Synthesis of Bridged and Metallobridged Bis(β‐cyclodextrin)s Containing Fluorescent Oxamidobisbenzoyl Linkers and Their Selective Binding towards Bile Salts

A series of β‐cyclodextrin (β‐CD) dimers containing fluorescent 2,2′‐oxamidobisbenzoyl and 4,4′‐oxamidobisbenzoyl linkers—that is, 6,6′‐[2,2′‐oxamidobis(benzoylamino)]ethyleneamino‐6,6′‐deoxy‐bis(β‐CD) ( 2 ), 6,6′‐[2,2′‐oxamidobis(benzoylamino)]diethylenediamino‐6,6′‐deoxy‐bis(β‐CD) ( 3 ), 6,6′‐[4,4′‐oxamidobis(benzoylamino)]ethyleneamino‐6,6′‐deoxy‐bis(β‐CD) ( 4 ), and 6,6′‐[4,4′‐oxamidobis(benzoylamino)]diethylenediamino‐6,6′‐deoxy‐ bis(β‐CD) ( 5 )—were synthesized from the corresponding oxamidobis(benzoic acid)s through treatment with mono[6‐aminoethyleneamino‐6‐deoxy]‐β‐CD or mono[6‐diethylenetriamino‐6‐deoxy]‐β‐CD. Further treatment of 2 – 5 with copper perchlorate gave their Cu II complexes 6 – 9 in satisfactory yields.

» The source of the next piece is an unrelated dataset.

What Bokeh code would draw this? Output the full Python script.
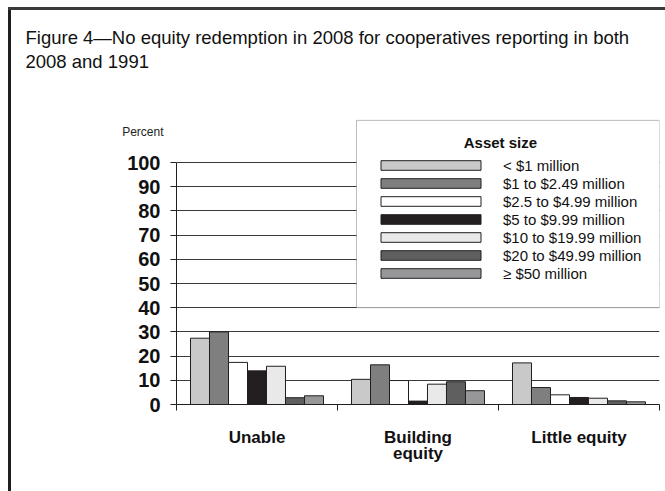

The conformation and binding behavior of 2 – 9 towards two bile salt guests—sodium cholate (CA) and sodium deoxycholate (DCA)—was comprehensively investigated by circular dichroism, 2D NMR spectroscopy, and fluorescence spectroscopy in Tris‐HCl buffer solution (pH 7.2) at 25 °C. Thanks to the cooperative host–linker–guest binding mode, the stoichiometric 1:1 complexes formed by bis(β‐CD)s 2 – 5 with bile salts gave high stability constants ( K S values) of up to 10 3 –10 4   M −1 . Significantly, benefiting from the intramolecular 1:2 or 2:4 binding stoichiometry, the resulting complexes of metallobis(β‐CD)s 6 – 9 with bile salts gave much higher K S values of up to 10 6 –10 7   M −2 . The enhanced binding abilities of bis(β‐CD)s and metallobridged bis(β‐CD)s are discussed from the viewpoints of induced‐fit interactions and multiple recognition between host and guest.